20-20 vision: Hashimoto Daiki sees the light, all the way to Paris 2024

A year on from Tokyo 2020, the reigning Olympic men's gymnastics all-around champion is determined to defend his title and bring the team gold back to Japan. The process starts at the world championships in Liverpool this autumn.

By Shintaro Kano
Picture by 2021 Getty Images

“I see the path”.

True words of enlightenment from a soon-to-be 21-year-old Olympic champion.

The Olympic champion is Hashimoto Daiki, who one year ago on Thursday (28 July), was crowned the new Olympic men’s all-around champion at Tokyo 2020.

He succeeded then two-time defending champion and the GOAT of men’s gymnastics, Uchimura Kohei, who only competed on the horizontal bar due to the wear and tear on his once superhuman body.

The torch, officially, had been passed on and since, Hashimoto has been using it to light his way down the path to Paris 2024.

“It flew by me”, Hashimoto said of the past year in an exclusive interview with Olympics.com, ahead of Tokyo’s one-year anniversary on 23 July.

“Even after the Tokyo Olympics, there were a slew of competitions. I kept busy and a year was gone before I knew it.

“It was just a very intense year”.

Hashimoto on double gold at Tokyo 2020

Hashimoto also won gold on the high bar (Uchimura failed the reach the final) and helped Japan to silver in the team event.

He says to this day, he still watches his performances from last summer when he was in “a zone” like he had never been in before.

The show he put on in Tokyo has become the gold standard to him, one that was so well executed that it even caught Hashimoto himself off guard.

“I now know how locked in I was at the time”, the Chiba Prefecture native said at the state-of-the-art gymnasium of his school, Juntendo University.

“I watch it, quite a lot actually. At Tokyo, my body moved really well. I had full control of my body and when that happens, it naturally leads to good results.

“I don’t think I made a single mistake at the Olympics and that’s something I’d never done at any competition.

“I’m still surprised with the performance I had at the Games”.

Hashimoto said being able to turn confidence into conviction has set himself up well for Paris, mentally.

“My goal was to win an Olympic gold medal. I knew I could do it - and I did it”, he said.

“I felt my own strength, my own powers which made me No. 1 in the world.

“It gave me the confidence to fight with my whole career ahead of me.

“I learned that if I perform to potential, the results will take care of themselves.

“Also just because I won gold I can’t get complacent. I have to keep working to get better. That’s what I figured out”.

Heir apparent

Hashimoto puts a lot of thought into his words, which he doesn’t mince and are usually straight as an arrow.

He has a direct way of getting his point across, similar to the way Uchimura used to when he did media.

Hashimoto was 19 during his first Games, where he became the youngest-ever Olympic male all-around champion. His gold on the high bar was Japan’s first in 37 years.

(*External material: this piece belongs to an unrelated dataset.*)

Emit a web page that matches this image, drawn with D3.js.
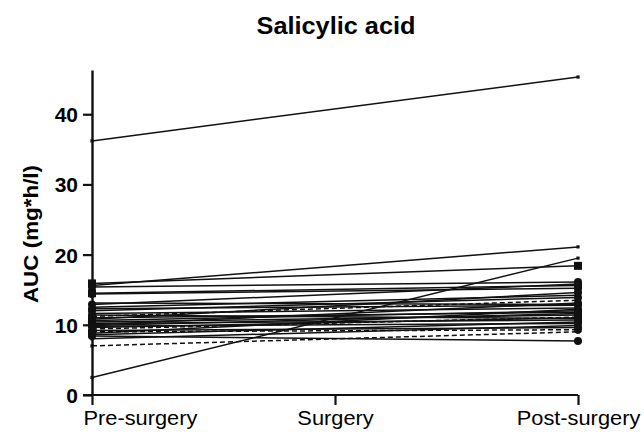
<!DOCTYPE html>
<html>
<head>
<meta charset="utf-8">
<script src="https://cdn.jsdelivr.net/npm/d3@7"></script>
<style>
  html, body { margin: 0; padding: 0; background: #fff; }
  svg { display: block; }
  text { font-family: "Liberation Sans", Arial, Helvetica, sans-serif; fill: #000; }
</style>
</head>
<body>
<svg id="chart" width="644" height="434"></svg>
<script>
// ---- data ----
const categories = ["Pre-surgery", "Surgery", "Post-surgery"];
const preValues  = [36.2, 2.5, 15.6, 15.9, 15.4, 14.5, 14.4, 12.9, 12.5, 12.3, 12.0, 11.6, 11.2, 11.0, 10.8, 10.6,
                    10.4, 10.2, 10.0, 9.8, 9.6, 9.4, 9.2, 9.0, 8.8, 8.6, 8.4, 8.0, 7.0, 9.9, 11.4, 13.1];
const postValues = [45.3, 19.5, 21.1, 18.4, 16.1, 15.6, 15.2, 15.8, 14.2, 12.8, 13.9, 12.4, 13.5, 11.8, 14.6, 12.0,
                    11.4, 10.7, 13.1, 10.2, 11.0, 11.1, 9.6, 9.3, 12.2, 10.4, 7.7, 9.9, 9.0, 11.6, 10.9, 12.9];
const lineDash   = ["s","s","s","s","s","s","s","s","s","s","s","s","d","s","s","s",
                    "s","s","s","s","s","d","s","d","s","s","s","s","d","s","s","s"];
const markers    = ["dot","dot","dot","square","circle","square","circle","circle","dot","circle","circle","dot","dot","circle","circle","circle",
                    "square","square","circle","circle","dot","dot","circle","circle","circle","circle","circle","dot","dot","circle","circle","dot"];
const yTicks = [0, 10, 20, 30, 40];
const titleText = "Salicylic acid";
const yTitleText = "AUC (mg*h/l)";

// ---- layout ----
const svg = d3.select("#chart");
const x = d3.scalePoint().domain(categories).range([92, 578]);
const y = d3.scaleLinear().domain([0, 46.3]).range([395, 70]);

function stretch(sel, factor) {
  sel.each(function () {
    const w = this.getComputedTextLength();
    d3.select(this).attr("textLength", w * factor).attr("lengthAdjust", "spacingAndGlyphs");
  });
}

// title
svg.append("text")
  .attr("x", 336).attr("y", 34)
  .attr("text-anchor", "middle")
  .style("font-size", "23px").style("font-weight", "bold")
  .text(titleText)
  .call(stretch, 1.1);

// y axis title
svg.append("text")
  .attr("transform", "translate(38,234) rotate(-90)")
  .attr("text-anchor", "middle")
  .style("font-size", "20px").style("font-weight", "bold")
  .text(yTitleText)
  .call(stretch, 1.12);

// series lines
const data = preValues.map((p, i) => ({ pre: p, post: postValues[i], dash: lineDash[i], marker: markers[i] }));
const line = d3.line().x(d => x(d.c)).y(d => y(d.v));
const g = svg.append("g");
data.forEach(d => {
  const pts = [{ c: categories[0], v: d.pre }, { c: categories[2], v: d.post }];
  g.append("path")
    .attr("d", line(pts))
    .attr("fill", "none")
    .attr("stroke", "#111")
    .attr("stroke-width", 1.5)
    .attr("stroke-dasharray", d.dash === "d" ? "5,3" : null);
});

// y axis
const yAxis = d3.axisLeft(y).tickValues(yTicks).tickSize(9).tickSizeOuter(0).tickPadding(5);
const yg = svg.append("g").attr("transform", `translate(${x(categories[0])},0)`).call(yAxis);
yg.select(".domain").attr("stroke", "#111").attr("stroke-width", 2.4);
yg.selectAll(".tick line").attr("stroke", "#111").attr("stroke-width", 2.2);
yg.selectAll(".tick text")
  .style("font-size", "21px").style("font-weight", "bold")
  .attr("fill", "#000").attr("dy", "0.36em");

// x axis
const xAxis = d3.axisBottom(x).tickSize(10).tickSizeOuter(0).tickPadding(5);
const xg = svg.append("g").attr("transform", `translate(0,${y(0)})`).call(xAxis);
xg.select(".domain").attr("stroke", "#111").attr("stroke-width", 2.2)
  .attr("d", `M${x(categories[0]) - 9},0H${x(categories[2])}`);
xg.selectAll(".tick line").attr("stroke", "#111").attr("stroke-width", 2.2);
xg.selectAll(".tick text")
  .style("font-size", "20px")
  .attr("fill", "#000")
  .attr("y", 30).attr("dy", 0)
  .call(stretch, 1.09);
xg.selectAll(".tick text").filter(d => d === categories[0])
  .attr("text-anchor", "start").attr("x", -9);

// markers
const mg = svg.append("g");
data.forEach(d => {
  [[categories[0], d.pre], [categories[2], d.post]].forEach(([c, v]) => {
    const cx = x(c), cy = y(v);
    if (d.marker === "square") {
      mg.append("rect").attr("x", cx - 4).attr("y", cy - 4).attr("width", 8).attr("height", 8).attr("fill", "#111");
    } else if (d.marker === "circle") {
      mg.append("circle").attr("cx", cx).attr("cy", cy).attr("r", 4).attr("fill", "#111");
    } else {
      mg.append("rect").attr("x", cx - 1.6).attr("y", cy - 1.6).attr("width", 3.2).attr("height", 3.2).attr("fill", "#111");
    }
  });
});
</script>
</body>
</html>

The following October at the world championships in Kitakyushu, Japan - a month before, he competed at the national collegiate championships - Hashimoto was runner-up in both the all-around and the horizontal bar, a perfectly respectable result all things considered.

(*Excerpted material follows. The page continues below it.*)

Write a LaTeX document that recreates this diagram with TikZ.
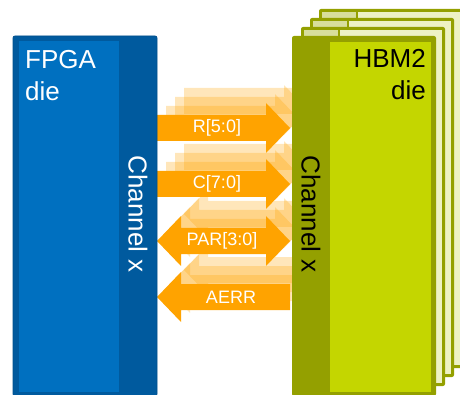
\documentclass[tikz,border=0pt]{standalone}
\usepackage{fontspec}
\setmainfont{Liberation Sans}
\definecolor{arrorange}{HTML}{FFA300}
\definecolor{fpgaouter}{HTML}{005A9E}
\definecolor{fpgaedge}{HTML}{004F8C}
\definecolor{fpgainner}{HTML}{0070C0}
\definecolor{hbmouter}{HTML}{94A000}
\definecolor{hbminner}{HTML}{C4D600}
\definecolor{hbmpaleL}{HTML}{D8DE9C}
\definecolor{hbmpaleR}{HTML}{EEF2C4}

% Signal arrows, centred on a given y (pixel-like units, y pointing down)
\newcommand\sigright[2]{%
  \fill[#2] (157,#1-13) -- (266,#1-13) -- (266,#1-25) -- (290,#1)
    -- (266,#1+25) -- (266,#1+13) -- (157,#1+13) -- cycle;}
\newcommand\sigboth[2]{%
  \fill[#2] (157,#1) -- (181,#1-25) -- (181,#1-13) -- (266,#1-13)
    -- (266,#1-25) -- (290,#1) -- (266,#1+25) -- (266,#1+13)
    -- (181,#1+13) -- (181,#1+25) -- cycle;}
\newcommand\sigleft[2]{%
  \fill[#2] (157,#1) -- (181,#1-25) -- (181,#1-13) -- (290,#1-13)
    -- (290,#1+13) -- (181,#1+13) -- (181,#1+25) -- cycle;}
\newcommand\allsignals[1]{%
  \sigright{128}{#1}\sigright{184}{#1}\sigboth{241}{#1}\sigleft{297}{#1}}

\tikzset{
  arrfill/.style={fill=arrorange},
  ghostfill/.style={fill=arrorange, fill opacity=0.27},
  siglabel/.style={text=white, inner sep=0pt, font=\fontsize{18}{20}\selectfont},
  dietitle/.style={inner sep=0pt, font=\fontsize{26}{32}\selectfont},
  chanlabel/.style={inner sep=0pt, rotate=-90, font=\fontsize{26}{30}\selectfont},
}

\begin{document}
\begin{tikzpicture}[x=1pt, y=-1pt]
  \useasboundingbox (0,0) rectangle (460,395);

  % stacked HBM dies behind the front one
  \foreach \k in {3,2,1} {
    \begin{scope}[shift={(9*\k,-9*\k)}]
      \fill[hbmouter, rounded corners=2pt] (292,36) rectangle (436,395);
      \fill[hbmpaleL] (295,39) rectangle (329,392);
      \fill[hbmpaleR] (331,39) rectangle (433,392);
    \end{scope}
  }

  % faded copies of the channel signals for the stacked dies
  \foreach \k in {3,2,1} {
    \begin{scope}[shift={(9*\k,-9*\k)}]
      \allsignals{ghostfill}
    \end{scope}
  }
  % channel signals of the front die
  \allsignals{arrfill}

  % FPGA die
  \fill[fpgaouter, draw=fpgaedge, line width=0.8pt, rounded corners=2pt]
    (13,36) rectangle (157,396);
  \fill[fpgainner] (19,41) rectangle (119,392);
  \node[dietitle, text=white, align=left, anchor=north west] (fpga) at (25,50.5)
    {FPGA\\die};
  \node[chanlabel, text=white] (fpgach) at (138,214) {Channel x};

  % front HBM2 die
  \fill[hbmouter, rounded corners=2pt] (292,36) rectangle (436,396);
  \fill[hbminner] (330,42) rectangle (431,392);
  \node[dietitle, text=black, align=right, anchor=north east] (hbm) at (426,49.5)
    {HBM2\\die};
  \node[chanlabel, text=black] (hbmch) at (311,214) {Channel x};

  % signal names
  \node[siglabel] (r) at (217,128) {R[5:0]};
  \node[siglabel] (c) at (217,184) {C[7:0]};
  \node[siglabel] (par) at (222,241) {PAR[3:0]};
  \node[siglabel] (aerr) at (231,297) {AERR};
\end{tikzpicture}
\end{document}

The individual accolades are starting to pile up and should continue to do so for Hashimoto over the years. But ask him what his upcoming goals are and he doesn’t hesitate.

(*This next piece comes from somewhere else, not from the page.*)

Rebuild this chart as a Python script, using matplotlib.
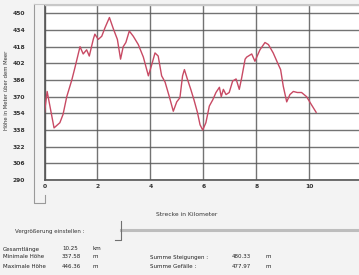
import matplotlib
matplotlib.use("Agg")
import matplotlib.pyplot as plt
from matplotlib.lines import Line2D

# ---- data ----
km = [0, 0.1, 0.36, 0.58, 0.7, 0.84, 1.03, 1.15, 1.34, 1.46, 1.59, 1.69, 1.84, 1.9,
      2.03, 2.16, 2.28, 2.45, 2.6, 2.75, 2.87, 2.97, 3.07, 3.2, 3.35, 3.54, 3.73, 3.92,
      4.05, 4.17, 4.29, 4.42, 4.55, 4.71, 4.86, 4.99, 5.11, 5.21, 5.28, 5.39, 5.52, 5.64,
      5.77, 5.87, 5.97, 6.09, 6.22, 6.35, 6.47, 6.6, 6.67, 6.75, 6.85, 6.97, 7.1, 7.23,
      7.35, 7.44, 7.57, 7.63, 7.82, 7.94, 8.13, 8.32, 8.45, 8.63, 8.82, 8.91, 9.01, 9.14,
      9.26, 9.39, 9.54, 9.7, 9.89, 10.08, 10.25]
elev = [355, 375, 340, 345, 353, 370, 386, 398, 418, 411, 415, 409, 425, 430,
        425, 428, 436, 446, 435, 425, 406, 418, 422, 433, 428, 420, 408, 390,
        401, 412, 409, 390, 384, 370, 356, 365, 369, 390, 396, 387, 377, 367,
        355, 343, 338, 345, 361, 367, 374, 379, 370, 377, 372, 374, 385, 387,
        377, 388, 406, 408, 411, 404, 415, 422, 420, 412, 401, 396, 380, 365,
        372, 375, 374, 374, 370, 362, 355]
y_ticks = [290, 306, 322, 338, 354, 370, 386, 402, 418, 434, 450]
x_ticks = [0, 2, 4, 6, 8, 10, 12]

stats_left = [("Gesamtlänge", "10.25", "km"),
              ("Minimale Höhe", "337.58", "m"),
              ("Maximale Höhe", "446.36", "m")]
stats_right = [("Summe Steigungen :", "480.33", "m"),
               ("Summe Gefälle :", "477.97", "m")]

W, H = 359, 275
fig = plt.figure(figsize=(W / 100, H / 100), dpi=100, facecolor="#f3f3f3")

def fx(px):
    return px / W

def fy(py):
    return 1 - py / H

# axes: x 0..12 from px 44.5 to 362.5 ; y 290..458 from py 180 to 5
left, right, top, bottom = 44.5, 362.5, 5, 180
ax = fig.add_axes([fx(left), fy(bottom), (right - left) / W, (bottom - top) / H])
ax.set_facecolor("white")
ax.set_xlim(0, 12)
ax.set_ylim(290, 458)

ax.set_yticks(y_ticks)
ax.set_xticks(x_ticks)
ax.set_xticklabels([str(t) for t in x_ticks])
ax.tick_params(axis="both", length=0, labelsize=4.3, colors="#333333")
ax.tick_params(axis="y", pad=14)
ax.tick_params(axis="x", pad=3)
for lab in ax.get_xticklabels() + ax.get_yticklabels():
    lab.set_fontweight("bold")

ax.grid(True, color="#5a5a5a", linewidth=1.0, alpha=0.85)
ax.set_axisbelow(True)
for s in ["top", "right"]:
    ax.spines[s].set_color("#c8c8c8")
    ax.spines[s].set_linewidth(1.0)
for s in ["left", "bottom"]:
    ax.spines[s].set_color("#555555")
    ax.spines[s].set_linewidth(1.2)

ax.plot(km, elev, color="#c84a64", linewidth=1.0, zorder=3)

# outer panel frame
fig.add_artist(Line2D([fx(34), fx(34), fx(45), fx(45)],
                      [fy(4), fy(203), fy(203), fy(195)],
                      color="#9a9a9a", linewidth=0.8))
fig.add_artist(Line2D([fx(34), fx(359)], [fy(4), fy(4)],
                      color="#c8c8c8", linewidth=0.8))

# axis labels
fig.text(fx(7), fy(90), "Höhe in Meter über dem Meer", rotation=90,
         ha="center", va="center", fontsize=3.8, color="#333333")
fig.text(fx(187), fy(215), "Strecke in Kilometer", ha="center", va="center",
         fontsize=4.3, color="#333333")

# slider
fig.text(fx(15), fy(232), "Vergrößerung einstellen :", ha="left", va="center",
         fontsize=4.0, color="#333333")
fig.add_artist(Line2D([fx(121), fx(359)], [fy(230), fy(230)],
                      color="#bdbdbd", linewidth=2.2))
fig.add_artist(Line2D([fx(115), fx(121), fx(121)], [fy(240), fy(240), fy(221)],
                      color="#707070", linewidth=0.8))

# stats
rows_y = [249, 257, 266]
for (lab, val, unit), y in zip(stats_left, rows_y):
    fig.text(fx(3), fy(y), lab, ha="left", va="center", fontsize=4.0, color="#222222")
    fig.text(fx(62), fy(y), val, ha="left", va="center", fontsize=4.0, color="#222222")
    fig.text(fx(93), fy(y), unit, ha="left", va="center", fontsize=4.0, color="#222222")
for (lab, val, unit), y in zip(stats_right, rows_y[1:]):
    fig.text(fx(150), fy(y), lab, ha="left", va="center", fontsize=4.0, color="#222222")
    fig.text(fx(232), fy(y), val, ha="left", va="center", fontsize=4.0, color="#222222")
    fig.text(fx(265), fy(y), unit, ha="left", va="center", fontsize=4.0, color="#222222")

fig.savefig("out.png", dpi=100, facecolor=fig.get_facecolor())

Winning the team event - one of the most popular Olympic events across all sports in Japan - is hugely important to Hashimoto.

There is a maturity and selflessness about Hashimoto that are beyond his years.

“At the world championships in Liverpool this year, we have the team event.

“I want us to win the team gold and ride that to the all-around gold.

“We’ve missed out on the team gold the last few years. We need to come together and perform well as a team. That is the goal”.

Hashimoto wants to lead Japan to a gold in the team event at Paris 2024.
Picture by 2021 Getty Images

I can see clearly now

Hashimoto will forever be grateful that Tokyo 2020 took place. He knows it took a lot of sacrifice, from a lot of people who didn’t gain a thing, for the Games to happen. All the frontline workers, the volunteers, the backroom staff. He realises they made Tokyo 2020 a possibility.

Yet not much has changed with Hashimoto in the last year, despite the medals and newfound attention. None of it has gone to his head.

He hasn’t gone on a splurge as someone his age might. When Hashimoto turned 20 last year on 7 August, he bought himself a nice, new wallet but that’s about it.

The legacy of Tokyo 2020 for Hashimoto is indescribable because it’s intangible and ever-lasting.

He is enlightened, which allows him to see the path. And because of it, he can visualise himself in Paris two years from now - on top of the podium, of course.

“I see myself winning the team gold, the all-around gold", Hashimoto said.

“My biggest goal is to outdo my performance from Tokyo. If I can do that, I’m convinced I can win both the team and the all-around in Paris.

“Of course results, hitting targets are important. But the focus is to perform to the best of my ability

“Then I will have shown a better version of me”.